今という時しか時はない
みちのくの山寺の天狗岩に白百合が咲いて風に揺れている。その岩の上に腰かけていたら、蝉が飛んできて目の前の岩に止まった。するとこんな言葉が自然と口から出てきた。
「また、ここに戻って来ても、この蝉には会えないよね。蝉は数日しか生きられないから」
すると、隣に座っていた人がびっくりしたように「ファンタスティック!!」と言った。
蝉の命は人より短い。その日その日を天に任せて生きているのだろうと言ったら蝉には失礼だが、人間とは心持ちが違うだろう。人生の長さを意識しないで、蝉のように一日一日を無心に生きていけたらな、と思う。人生の長さを考えるときに、なぜか蝉のことが思い出される。人は、蝉よりも数百倍も長生きするのに、更に生きたいと願う。長生きしても、まだ満足しない。死への不安を抱えたまま、生きることに執着する。長さではなく、どう生きるかが大切だ、とは言い古された言葉だ。だが間違ってはいない。今日を生きよう。

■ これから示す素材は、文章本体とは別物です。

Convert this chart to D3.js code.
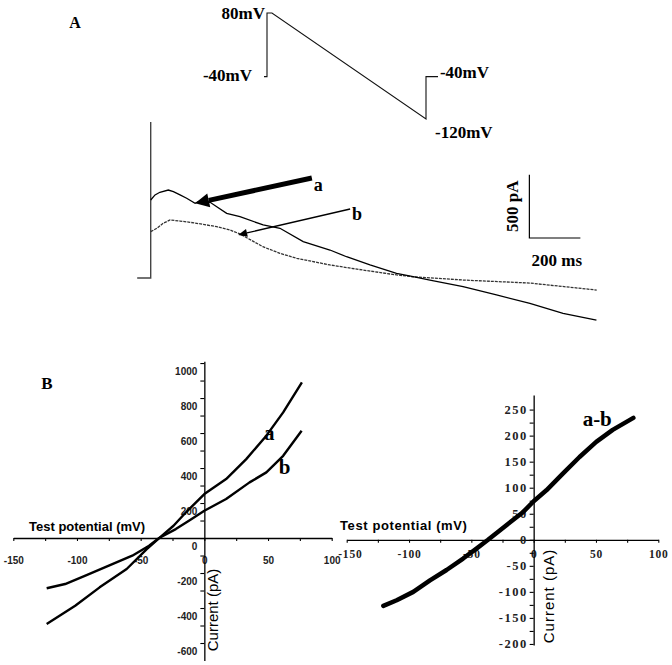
<!DOCTYPE html>
<html>
<head>
<meta charset="utf-8">
<script src="https://cdn.jsdelivr.net/npm/d3@7"></script>
<style>
    body { margin: 0; background: #fff; }
    svg { display: block; }
</style>
</head>
<body>
<div id="fig"></div>
<script>
// ---- Panel A: voltage protocol (ms, mV) ----
const protoTime = [0, 20, 20, 53, 1080, 1080, 1160];
const protoVolt = [-40, -40, 80, 80, -120, -40, -40];
const protoLabels = [
    { text: "80mV", t: 7, v: 80, anchor: "end" },
    { text: "-40mV", t: -80, v: -38, anchor: "end" },
    { text: "-40mV", t: 1173, v: -31, anchor: "start" },
    { text: "-120mV", t: 1140, v: -144, anchor: "start" }
];

// ---- Panel A: current traces (ms, pA) ----
const timeA = [0, 17, 36, 69, 89, 115, 141, 174, 193, 233, 259, 298, 350, 441, 507, 598, 703, 768, 860, 964, 1029, 1095, 1225, 1356, 1487, 1617, 1748];
const currentA = [616, 656, 677, 695, 682, 656, 630, 590, 608, 598, 563, 511, 484, 419, 393, 287, 221, 168, 103, 37, 10, -16, -69, -134, -200, -279, -332];
const timeB = [0, 24, 49, 76, 115, 154, 206, 259, 311, 350, 440, 507, 573, 703, 832, 965, 1028, 1224, 1487, 1749];
const currentB = [366, 393, 432, 458, 450, 440, 424, 405, 379, 348, 247, 195, 155, 103, 63, 24, 10, -16, -40, -95];
const spikeTime = [-53, 0, 0];
const spikeCurrent = [0, 0, 1232];

// arrows: [tail t, tail I, tip t, tip I]
const arrowA = [632, 790, 174, 590];
const arrowB = [782, 545, 343, 340];
const traceLabels = [
    { text: "a", t: 657, i: 735 },
    { text: "b", t: 809, i: 506 }
];
const scaleBarOrigin = [1485, 316];
const scaleBarTime = 200;
const scaleBarCurrent = 500;

// ---- Panel B: I-V curves (mV, pA) ----
const ivVoltA = [-123.8, -101.4, -82.2, -61.0, -45.2, -34.8, -24.2, -14.4, 0, 17.1, 32.9, 48.7, 61.9, 76.6];
const ivCurA = [-491, -387, -282, -177, -63, 4, 70, 147, 251, 337, 451, 585, 718, 889];
const ivVoltB = [-123.8, -109.3, -93.4, -75.0, -56.6, -43.4, -35.5, -22.4, -11.8, 0, 17.1, 35.5, 48.7, 61.9, 76.4];
const ivCurB = [-287, -263, -215, -158, -101, -44, 0, 51, 100, 156, 223, 318, 375, 470, 613];
const diffVolt = [-120.6, -109.9, -96.6, -83.2, -69.9, -56.6, -45.9, -36.6, -27.2, -16.6, -8.6, 0, 10.2, 23.4, 36.8, 50.2, 63.4, 80];
const diffCur = [-127, -116, -100, -78, -58, -36, -17, 0, 18, 38, 53, 74, 95, 127, 159, 188, 211, 234];

const xTicks = d3.range(-150, 101, 25);
const yTicksLeft = d3.range(-600, 1001, 100);
const yTicksRight = d3.range(-200, 251, 25);

const width = 672;
const height = 665;
const serif = "'Liberation Serif', 'Times New Roman', serif";
const sans = "'Liberation Sans', Arial, sans-serif";

const svg = d3.select("#fig")
    .append("svg")
    .attr("width", width)
    .attr("height", height);

function zip(xs, ys) {
    return xs.map(function(x, k) { return [x, ys[k]]; });
}

// ---------------- Panel A ----------------
svg.append("text")
    .attr("x", 75).attr("y", 22).attr("dy", "0.35em")
    .attr("text-anchor", "middle")
    .style("font-family", serif).style("font-weight", "bold").style("font-size", "16px")
    .text("A");

const xP = d3.scaleLinear().domain([0, 1160]).range([264, 438]);
const yP = d3.scaleLinear().domain([-120, 80]).range([119, 13]);

svg.append("path")
    .datum(zip(protoTime, protoVolt))
    .attr("d", d3.line().x(d => xP(d[0])).y(d => yP(d[1])))
    .attr("fill", "none")
    .attr("stroke", "#111")
    .attr("stroke-width", 1.1);

svg.selectAll(".protoLabel")
    .data(protoLabels)
    .enter()
    .append("text")
    .attr("x", d => xP(d.t))
    .attr("y", d => yP(d.v))
    .attr("dy", "0.35em")
    .attr("text-anchor", d => d.anchor)
    .style("font-family", serif).style("font-weight", "bold").style("font-size", "17px")
    .text(d => d.text);

const xT = d3.scaleLinear().domain([0, 1750]).range([150.7, 150.7 + 1750 * 0.255]);
const yI = d3.scaleLinear().domain([0, 500]).range([278, 278 - 63.3]);
const traceLine = d3.line().x(d => xT(d[0])).y(d => yI(d[1]));

svg.append("path")
    .datum(zip(spikeTime, spikeCurrent))
    .attr("d", traceLine)
    .attr("fill", "none")
    .attr("stroke", "#444")
    .attr("stroke-width", 1.4);

svg.append("path")
    .datum(zip(timeB, currentB))
    .attr("d", traceLine)
    .attr("fill", "none")
    .attr("stroke", "#333")
    .attr("stroke-width", 1.3)
    .attr("stroke-dasharray", "3,1");

svg.append("path")
    .datum(zip(timeA, currentA))
    .attr("d", traceLine)
    .attr("fill", "none")
    .attr("stroke", "#000")
    .attr("stroke-width", 1.3);

function drawArrow(a, lineWidth, headLen, headHalf) {
    const x1 = xT(a[0]), y1 = yI(a[1]);
    const x2 = xT(a[2]), y2 = yI(a[3]);
    const len = Math.hypot(x2 - x1, y2 - y1);
    const ux = (x2 - x1) / len, uy = (y2 - y1) / len;
    const bx = x2 - ux * headLen, by = y2 - uy * headLen;

    svg.append("line")
        .attr("x1", x1).attr("y1", y1)
        .attr("x2", bx).attr("y2", by)
        .attr("stroke", "#000")
        .attr("stroke-width", lineWidth);

    svg.append("path")
        .attr("d", "M" + x2 + "," + y2 +
            "L" + (bx - uy * headHalf) + "," + (by + ux * headHalf) +
            "L" + (bx + uy * headHalf) + "," + (by - ux * headHalf) + "Z")
        .attr("fill", "#000");
}

drawArrow(arrowA, 5, 14, 7);
drawArrow(arrowB, 1.3, 9, 4);

svg.selectAll(".traceLabel")
    .data(traceLabels)
    .enter()
    .append("text")
    .attr("x", d => xT(d.t))
    .attr("y", d => yI(d.i))
    .attr("dy", "0.35em")
    .attr("text-anchor", "middle")
    .style("font-family", serif).style("font-weight", "bold").style("font-size", "18px")
    .text(d => d.text);

// scale bar
const sbX = xT(scaleBarOrigin[0]);
const sbY = yI(scaleBarOrigin[1]);
svg.append("path")
    .attr("d", "M" + sbX + "," + yI(scaleBarOrigin[1] + scaleBarCurrent) +
        "L" + sbX + "," + sbY +
        "L" + xT(scaleBarOrigin[0] + scaleBarTime) + "," + sbY)
    .attr("fill", "none")
    .attr("stroke", "#000")
    .attr("stroke-width", 1.2);

svg.append("text")
    .attr("transform", "translate(" + (sbX - 11) + "," + yI(scaleBarOrigin[1] + scaleBarCurrent / 2) + ") rotate(-90)")
    .attr("text-anchor", "middle")
    .style("font-family", serif).style("font-weight", "bold").style("font-size", "17px")
    .text(scaleBarCurrent + " pA");

svg.append("text")
    .attr("x", xT(scaleBarOrigin[0] + scaleBarTime / 2) + 2)
    .attr("y", sbY + 22)
    .attr("dy", "0.35em")
    .attr("text-anchor", "middle")
    .style("font-family", serif).style("font-weight", "bold").style("font-size", "17px")
    .text(scaleBarTime + " ms");

// ---------------- Panel B ----------------
svg.append("text")
    .attr("x", 47).attr("y", 383).attr("dy", "0.35em")
    .attr("text-anchor", "middle")
    .style("font-family", serif).style("font-weight", "bold").style("font-size", "17px")
    .text("B");

function styleAxis(g) {
    g.select(".domain").attr("stroke", "#000").attr("stroke-width", 1.3);
    g.selectAll(".tick line").attr("stroke", "#000").attr("stroke-width", 1.1);
}

// left I-V
const xL = d3.scaleLinear().domain([-150, 100]).range([13.3, 331.7]);
const yL = d3.scaleLinear().domain([-700, 1010]).range([660.5, 361.3]);

const gxL = svg.append("g")
    .attr("transform", "translate(0," + yL(0) + ")")
    .call(d3.axisBottom(xL).tickValues(xTicks).tickSize(3).tickSizeOuter(0)
        .tickFormat(d => d % 50 === 0 ? d : ""));
styleAxis(gxL);
gxL.selectAll("text")
    .attr("y", 22).attr("dy", "0.35em")
    .attr("fill", "#222")
    .style("font-family", sans).style("font-weight", "bold").style("font-size", "10px");

const gyL = svg.append("g")
    .attr("transform", "translate(" + xL(0) + ",0)")
    .call(d3.axisLeft(yL).tickValues(yTicksLeft).tickSize(4).tickPadding(3).tickSizeOuter(0)
        .tickFormat(d => d % 200 === 0 ? d : ""));
styleAxis(gyL);
gyL.selectAll("text")
    .attr("dy", "1.1em")
    .attr("fill", "#222")
    .style("font-family", sans).style("font-weight", "bold").style("font-size", "10px");

svg.append("text")
    .attr("x", 29).attr("y", 531)
    .style("font-family", sans).style("font-weight", "bold").style("font-size", "13px")
    .text("Test potential (mV)");

svg.append("text")
    .attr("transform", "translate(" + (xL(0) + 14) + ",610) rotate(-90)")
    .attr("text-anchor", "middle")
    .style("font-family", sans).style("font-size", "15px")
    .text("Current (pA)");

const ivLineL = d3.line().x(d => xL(d[0])).y(d => yL(d[1]));

svg.append("path")
    .datum(zip(ivVoltA, ivCurA))
    .attr("d", ivLineL)
    .attr("fill", "none")
    .attr("stroke", "#000")
    .attr("stroke-width", 2.4)
    .attr("stroke-linejoin", "round");

svg.append("path")
    .datum(zip(ivVoltB, ivCurB))
    .attr("d", ivLineL)
    .attr("fill", "none")
    .attr("stroke", "#000")
    .attr("stroke-width", 2.4)
    .attr("stroke-linejoin", "round");

svg.append("text")
    .attr("x", xL(51)).attr("y", yL(605)).attr("dy", "0.35em")
    .attr("text-anchor", "middle")
    .style("font-family", serif).style("font-weight", "bold").style("font-size", "21px")
    .text("a");

svg.append("text")
    .attr("x", xL(63)).attr("y", yL(410)).attr("dy", "0.35em")
    .attr("text-anchor", "middle")
    .style("font-family", serif).style("font-weight", "bold").style("font-size", "21px")
    .text("b");

// right I-V (a-b)
const xR = d3.scaleLinear().domain([-150, 100]).range([346.7, 658.3]);
const yR = d3.scaleLinear().domain([-202, 278]).range([645, 395]);

const gxR = svg.append("g")
    .attr("transform", "translate(0," + yR(0) + ")")
    .call(d3.axisBottom(xR).tickValues(xTicks).tickSize(3).tickSizeOuter(0)
        .tickFormat(d => d % 50 === 0 ? d : ""));
styleAxis(gxR);
gxR.selectAll("text")
    .attr("y", 14).attr("dy", "0.35em")
    .attr("fill", "#222")
    .style("font-family", serif).style("font-weight", "bold").style("font-size", "11.5px")
    .style("letter-spacing", "0.8px");
// nudge the first label clear of the left panel's "100"
gxR.selectAll(".tick")
    .filter(d => d === -150)
    .select("text")
    .attr("text-anchor", "start")
    .attr("x", -9);

const gyR = svg.append("g")
    .attr("transform", "translate(" + xR(0) + ",0)")
    .call(d3.axisLeft(yR).tickValues(yTicksRight).tickSize(4).tickPadding(2).tickSizeOuter(0)
        .tickFormat(d => d % 50 === 0 ? d : ""));
styleAxis(gyR);
gyR.selectAll("text")
    .attr("fill", "#222")
    .style("font-family", serif).style("font-weight", "bold").style("font-size", "12.5px")
    .style("letter-spacing", "1.5px");

svg.append("text")
    .attr("x", 340).attr("y", 530)
    .style("font-family", sans).style("font-weight", "bold").style("font-size", "13px")
    .style("letter-spacing", "0.6px")
    .text("Test potential (mV)");

svg.append("text")
    .attr("transform", "translate(" + (xR(0) + 20) + ",596) rotate(-90)")
    .attr("text-anchor", "middle")
    .style("font-family", sans).style("font-size", "15px")
    .style("letter-spacing", "1px")
    .text("Current (pA)");

svg.append("path")
    .datum(zip(diffVolt, diffCur))
    .attr("d", d3.line().x(d => xR(d[0])).y(d => yR(d[1])))
    .attr("fill", "none")
    .attr("stroke", "#000")
    .attr("stroke-width", 4.5)
    .attr("stroke-linecap", "round")
    .attr("stroke-linejoin", "round");

svg.append("text")
    .attr("x", xR(51)).attr("y", yR(232)).attr("dy", "0.35em")
    .attr("text-anchor", "middle")
    .style("font-family", serif).style("font-weight", "bold").style("font-size", "21px")
    .text("a-b");
</script>
</body>
</html>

今日を生きようと思ったら、未来や過去というものに実体はない気がした。タイムマシンはできないだろう。過去には行けない。未来にも行けない。存在しない所には行けない。未来も過去もないと思うのは宗教と同じかもしれないが、未来も過去もないから今を生きる決意が強まる。今という時しか時はない。今が過ぎて、また今になる。それが繰り返される。未来も過去もなく、常に今である。さあ今を生きよう。